Some providers also offer value-based pricing, where fees are tied to expected business outcomes rather than hours. This model works best when there is a clear metric to optimize, such as lead volume or online sales, and when the provider has deep expertise in that domain.
Typical Ranges by Project Type
Simple websites for local businesses, consultants, or professionals often fall into the lower end of the market. Growing small and medium businesses usually invest more, particularly if they need SEO-optimized pages, lead capture forms, and integrations with customer relationship management tools. Ecommerce sites span a wide range depending on product catalog size, payment and shipping complexity, and custom features. Large brands, membership platforms, and web applications represent the upper tier, where budgets can stretch well into five or six figures.
Within each tier, the quality of the work varies widely. A mid-tier budget spent with a strategic partner often outperforms a higher budget spent without clear goals or processes.
One-Time Costs vs Ongoing Investment
It is tempting to treat web design as a single purchase, but modern websites are better understood as products. Beyond the initial build, there are hosting fees, domain renewals, SSL certificates, plugin licenses, content updates, security monitoring, and regular performance reviews. Marketing, SEO, and paid advertising are separate investments that determine how much traffic the site actually receives.

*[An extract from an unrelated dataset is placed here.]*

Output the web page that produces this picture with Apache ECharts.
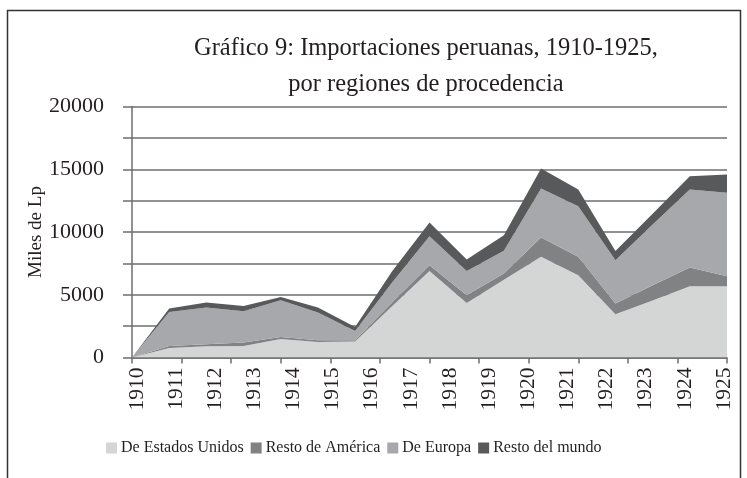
<!DOCTYPE html>
<html>
<head>
<meta charset="utf-8">
<script src="https://cdn.jsdelivr.net/npm/echarts@6/dist/echarts.min.js"></script>
<style>html,body{margin:0;padding:0;background:#fff;}#c{width:747px;height:478px;}</style>
</head>
<body>
<div id="c"></div>
<script>
// 17 sample points spread evenly along the horizontal axis
const samples = ['p01','p02','p03','p04','p05','p06','p07','p08','p09','p10','p11','p12','p13','p14','p15','p16','p17'];
// year tick labels (16, evenly spaced)
const yearLabels = ['1910','1911','1912','1913','1914','1915','1916','1917','1918','1919','1920','1921','1922','1923','1924','1925'];
// 13 tick marks on the horizontal axis
const tickSlots = ['','','','','','','','','','','','',''];
const yTickLabels = ['0','5000','10000','15000','20000'];

const seriesNames = ['De Estados Unidos','Resto de América','De Europa','Resto del mundo'];
const estadosUnidos = [0, 750, 900, 925, 1480, 1240, 1280, 4100, 6900, 4350, 6200, 8020, 6560, 3450, 4540, 5680, 5680];
const restoAmerica  = [0, 170, 160, 270, 160, 140, 100, 300, 450, 610, 500, 1550, 1460, 850, 1220, 1490, 800];
const europa        = [0, 2710, 2925, 2495, 2925, 2210, 740, 1600, 2310, 1940, 1800, 3900, 4040, 3450, 4840, 6220, 6640];
const restoMundo    = [0, 270, 400, 420, 260, 400, 320, 900, 1090, 910, 1250, 1590, 1330, 740, 845, 1060, 1470];
const colors = ['#d4d5d5','#808284','#a7a8ab','#58595b'];

const FONT = '"Liberation Serif", "DejaVu Serif", serif';
const chart = echarts.init(document.getElementById('c'), null, {renderer:'canvas'});
const values = [estadosUnidos, restoAmerica, europa, restoMundo];

chart.setOption({
  animation: false,
  backgroundColor: '#ffffff',
  title: {
    text: 'Gráfico 9: Importaciones peruanas, 1910-1925,\npor regiones de procedencia',
    left: 421, top: 26, textAlign: 'center',
    textStyle: {fontFamily: FONT, fontSize: 24.5, fontWeight: 'normal', color: '#231f20', lineHeight: 36}
  },
  graphic: [{
    type: 'rect', shape: {x: 7.5, y: 10.5, width: 733, height: 500},
    style: {fill: 'none', stroke: '#333', lineWidth: 1.5}, silent: true
  }],
  legend: {
    data: seriesNames, left: 101, top: 435, itemGap: 7, itemWidth: 11, itemHeight: 11, icon: 'rect',
    textStyle: {fontFamily: FONT, fontSize: 16, color: '#231f20', padding: [0,0,0,-1]}
  },
  grid: [
    {left: 132, right: 20, top: 106.5, bottom: 120.5},
    {left: 137, right: 23, top: 106.5, bottom: 120.5}
  ],
  xAxis: [
    {type: 'category', gridIndex: 0, data: samples, boundaryGap: false, show: false, position: 'bottom'},
    {type: 'category', gridIndex: 0, data: tickSlots, boundaryGap: false, position: 'bottom',
     axisLine: {show: true, lineStyle: {color: '#6d6e70', width: 1.5}},
     axisTick: {show: true, length: 6, alignWithLabel: true, lineStyle: {color: '#6d6e70', width: 1.5}},
     axisLabel: {show: false}, splitLine: {show: false}},
    {type: 'category', gridIndex: 1, data: yearLabels, boundaryGap: false, position: 'bottom',
     axisLine: {show: false}, axisTick: {show: false}, splitLine: {show: false},
     axisLabel: {show: true, interval: 0, rotate: 90, margin: 10,
       fontFamily: FONT, fontSize: 21.5, color: '#231f20'}}
  ],
  yAxis: [
    {type: 'value', gridIndex: 0, min: 0, max: 20000, interval: 2500,
     name: 'Miles de Lp', nameLocation: 'middle', nameGap: 86, nameMoveOverlap: false,
     nameTextStyle: {fontFamily: FONT, fontSize: 19, color: '#231f20'},
     axisLine: {show: true, lineStyle: {color: '#6d6e70', width: 1.5}},
     axisTick: {show: true, length: 9, lineStyle: {color: '#6d6e70', width: 1.5}},
     splitLine: {show: true, lineStyle: {color: '#6d6e70', width: 1.5}},
     axisLabel: {margin: 28, fontFamily: FONT, fontSize: 22, color: '#231f20',
       formatter: v => (v % 5000 === 0 ? yTickLabels[v / 5000] : '')}},
    {type: 'value', gridIndex: 1, min: 0, max: 20000, show: false}
  ],
  series: seriesNames.map((n, i) => ({
    name: n, type: 'line', xAxisIndex: 0, yAxisIndex: 0, stack: 'total',
    data: values[i], symbol: 'none', showSymbol: false,
    lineStyle: {width: 0, color: colors[i]},
    itemStyle: {color: colors[i]},
    areaStyle: {color: colors[i], opacity: 1}
  }))
});
</script>
</body>
</html>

Planning for these ongoing costs prevents the common pattern of a beautifully designed site that quietly decays six months after launch. A modest monthly maintenance retainer keeps the site fast, secure, and aligned with new business goals.
Calculating Return on Investment
The true cost of a website must be weighed against the revenue and efficiency it produces. A well-designed site can attract qualified leads from search engines, shorten sales cycles, answer customer questions automatically, and reduce the workload on support teams. It can open new markets through multilingual content and empower internal teams with tools and self-service features.
When cost is viewed through this lens, a higher initial investment often pays for itself within months. Conversely, a cheaply built site that fails to convert or breaks under growth can quickly become the most expensive option.
Tips for Getting the Best Value
A few practices reliably improve value for money. Writing a precise brief, providing real content early, and appointing a single decision-maker for feedback rounds keep the project on track. Asking for itemized quotes, clear milestones, and defined revision limits reduces scope disputes. Testing small design decisions with real users, even informally, uncovers problems while they are still cheap to fix.
When to Invest More
Some situations call for a larger budget. A rebrand, a major product launch, expansion into new markets, or a pivot to a new business model all deserve strong design and development work. In these moments, the website is not just a marketing tool but a strategic asset, and underfunding it can undermine the broader initiative.
Final Thoughts
The real answer to how much web design costs is that it depends on goals, scope, expertise, and long-term strategy. By approaching the question thoughtfully, asking the right questions, and aligning spend with expected outcomes, business owners can build websites that deliver clear value. Working with a transparent, experienced partner removes much of the guesswork and turns a potentially stressful decision into a confident, growth-focused investment.